Tuesday, March 29, 2011

Tikkun

One of the crew stopped by before motoring off again to the land of overpaid Arby's employees. We were so glad to have her within hugging range for a short while.


The plan was to cook a fabulous meal for the sake of old times. The kind that leaves everyone a little blissed out after it's over. After half an hour of coughing that left us with four pepper-ravaged throats, we finally were able to sit down long enough to eat our dish. But really, if we hadn't accidentally vaporized the spices, we would have accomplished our goal. If you decide to try Aloo Chat, we recommend that you excercise excruiating diligence when toasting your spices. Or that you ventilate your kitchen first. Or that you just cook the whole dish outside.

Aloo Chat
Gabonzo Beans
1 dried red chili
Boiled and diced potatoes
1 t cumin seeds
2 t salt
1 t black peppercorns
1 t dried mint
1 t cayenne pepper
1 t ground ginger
yogurt
Hold your breath. Grind up the spices with a mortar and pestle. Toast them dry. Mix half in with the beans and potatoes, and mix half with the yogurt. Serve it all up. Exhale.

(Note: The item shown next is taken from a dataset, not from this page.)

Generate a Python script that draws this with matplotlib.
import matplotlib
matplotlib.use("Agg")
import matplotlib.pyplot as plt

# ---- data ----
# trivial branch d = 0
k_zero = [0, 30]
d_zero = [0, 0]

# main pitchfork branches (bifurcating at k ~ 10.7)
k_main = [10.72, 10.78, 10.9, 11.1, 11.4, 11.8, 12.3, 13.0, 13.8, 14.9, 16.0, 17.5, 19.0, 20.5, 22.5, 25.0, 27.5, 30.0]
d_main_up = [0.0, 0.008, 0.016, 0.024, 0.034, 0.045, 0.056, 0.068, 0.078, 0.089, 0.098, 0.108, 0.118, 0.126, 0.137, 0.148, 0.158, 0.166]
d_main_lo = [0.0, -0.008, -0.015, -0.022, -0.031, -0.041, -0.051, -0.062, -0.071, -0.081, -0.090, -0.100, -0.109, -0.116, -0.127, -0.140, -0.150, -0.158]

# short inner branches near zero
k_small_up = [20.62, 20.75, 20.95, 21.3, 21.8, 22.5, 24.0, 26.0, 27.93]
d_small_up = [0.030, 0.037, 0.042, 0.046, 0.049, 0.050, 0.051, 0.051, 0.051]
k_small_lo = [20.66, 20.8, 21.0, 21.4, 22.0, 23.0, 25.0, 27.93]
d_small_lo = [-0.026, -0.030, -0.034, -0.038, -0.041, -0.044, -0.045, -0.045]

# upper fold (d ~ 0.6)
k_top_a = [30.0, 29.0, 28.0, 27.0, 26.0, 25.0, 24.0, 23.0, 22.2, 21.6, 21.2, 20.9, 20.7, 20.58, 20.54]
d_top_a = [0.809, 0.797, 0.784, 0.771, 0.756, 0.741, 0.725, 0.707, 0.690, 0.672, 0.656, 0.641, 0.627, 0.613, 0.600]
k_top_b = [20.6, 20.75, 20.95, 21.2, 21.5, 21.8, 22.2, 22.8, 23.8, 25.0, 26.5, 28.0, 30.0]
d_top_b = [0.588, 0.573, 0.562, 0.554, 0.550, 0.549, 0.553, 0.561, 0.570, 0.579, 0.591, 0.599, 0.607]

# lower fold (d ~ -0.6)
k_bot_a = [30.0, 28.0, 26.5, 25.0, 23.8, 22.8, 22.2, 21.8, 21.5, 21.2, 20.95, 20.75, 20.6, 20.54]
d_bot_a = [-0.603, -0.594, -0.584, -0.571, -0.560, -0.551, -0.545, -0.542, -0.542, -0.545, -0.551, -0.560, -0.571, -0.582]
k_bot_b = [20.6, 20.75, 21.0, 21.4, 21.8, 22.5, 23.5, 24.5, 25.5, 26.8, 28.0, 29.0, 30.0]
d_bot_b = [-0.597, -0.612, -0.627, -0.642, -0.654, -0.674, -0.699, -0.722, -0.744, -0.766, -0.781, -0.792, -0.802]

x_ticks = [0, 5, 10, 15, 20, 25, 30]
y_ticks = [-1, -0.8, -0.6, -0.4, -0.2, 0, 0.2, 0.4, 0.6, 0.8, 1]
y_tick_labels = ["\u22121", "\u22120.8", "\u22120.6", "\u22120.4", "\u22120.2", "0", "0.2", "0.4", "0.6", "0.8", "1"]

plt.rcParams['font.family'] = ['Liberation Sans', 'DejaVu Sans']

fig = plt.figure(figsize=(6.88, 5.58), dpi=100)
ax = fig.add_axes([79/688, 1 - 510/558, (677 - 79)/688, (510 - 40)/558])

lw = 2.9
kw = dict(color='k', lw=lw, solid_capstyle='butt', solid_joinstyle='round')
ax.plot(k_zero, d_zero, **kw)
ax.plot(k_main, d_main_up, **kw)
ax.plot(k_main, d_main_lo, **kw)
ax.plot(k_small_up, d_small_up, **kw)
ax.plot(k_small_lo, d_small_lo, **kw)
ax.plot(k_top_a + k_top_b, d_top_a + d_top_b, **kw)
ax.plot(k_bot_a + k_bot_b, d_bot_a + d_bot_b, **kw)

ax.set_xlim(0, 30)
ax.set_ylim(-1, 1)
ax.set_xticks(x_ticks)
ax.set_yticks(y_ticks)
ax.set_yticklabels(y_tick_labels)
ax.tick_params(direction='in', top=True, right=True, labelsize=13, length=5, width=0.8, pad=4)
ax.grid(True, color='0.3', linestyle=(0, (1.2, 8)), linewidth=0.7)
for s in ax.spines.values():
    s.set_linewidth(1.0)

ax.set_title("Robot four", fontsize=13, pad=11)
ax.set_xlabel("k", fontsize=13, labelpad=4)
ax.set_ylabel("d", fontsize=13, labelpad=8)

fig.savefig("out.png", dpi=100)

So, that happened. And of course, a post from yours truly wouldn't be complete without hearty cultural allusion, and this one goes out to our estranged friend Gabers in New York. And to the really great Challah bread that Natalia made to go with the meal. Jewish tradition (and I'm not very familiar with it, so I apologize if I get it jumbled), has a creation story about the world splintering into scattered bits of light. The work of the present is to put it all back together by tikkun olam: repairing the world. And no, I don't think that we've brought about world peace by sitting down together to eat potatoes and garbonzo beans , but there is something marginally restorative about sharing a meal with a good friend who has come back for a visit. We're sending our goodwill with you to the plains, Natalia!

Monday, March 21, 2011

Sweet and Sour Shrimp...Without Sweet and Sour Sauce

Well, it's Monday and we're all back at work. Here's what Rabi and I made last night in an attempt to send us off on our week satisfied and well-fed:

















Sweet and Sour Shrimp:
About 1 1/2 pounds of shrimp
2 Tbsp. lime juice
2 Tbsp. rice wine (or rice vinegar, if that's all you have)
1 onion, sliced
2 garlic cloves, thinly sliced
2-3 stalks celery, sliced
2 tomatoes, diced (or one can with no juice)
3 Tbsp. veg oil
1 Tbsp. brown sugar
1 Tbsp. ketchup
1 Tbsp. soy sauce
1 Tbsp. fish sauce
1 tsp. corn starch (dissolved in 1/3 cup water)
Salt
Cilantro (optional)

Prepare shrimp, wash, and pat dry. Mix with 1 Tbsp. lime juice and 1 Tbsp. rice wine. Slice onion, garlic, and celery. Saute onion, garlic, and celery in oil briefly. Add shrimp and saute 1 more minute. Add the rest of the lime juice, rest of the rice wine, tomatoes, brown sugar, ketchup, soy sauce, and fish sauce. Simmer for a few minutes. Add corn starch and bring to a boil. Salt to taste, garnish with cilantro! We served this on rice.







Disclaimer: I am typing this recipe from my memory. I looked at it a lot last night during the cooking process, so I'm 99% sure I remembered all the ingredients and the right amounts.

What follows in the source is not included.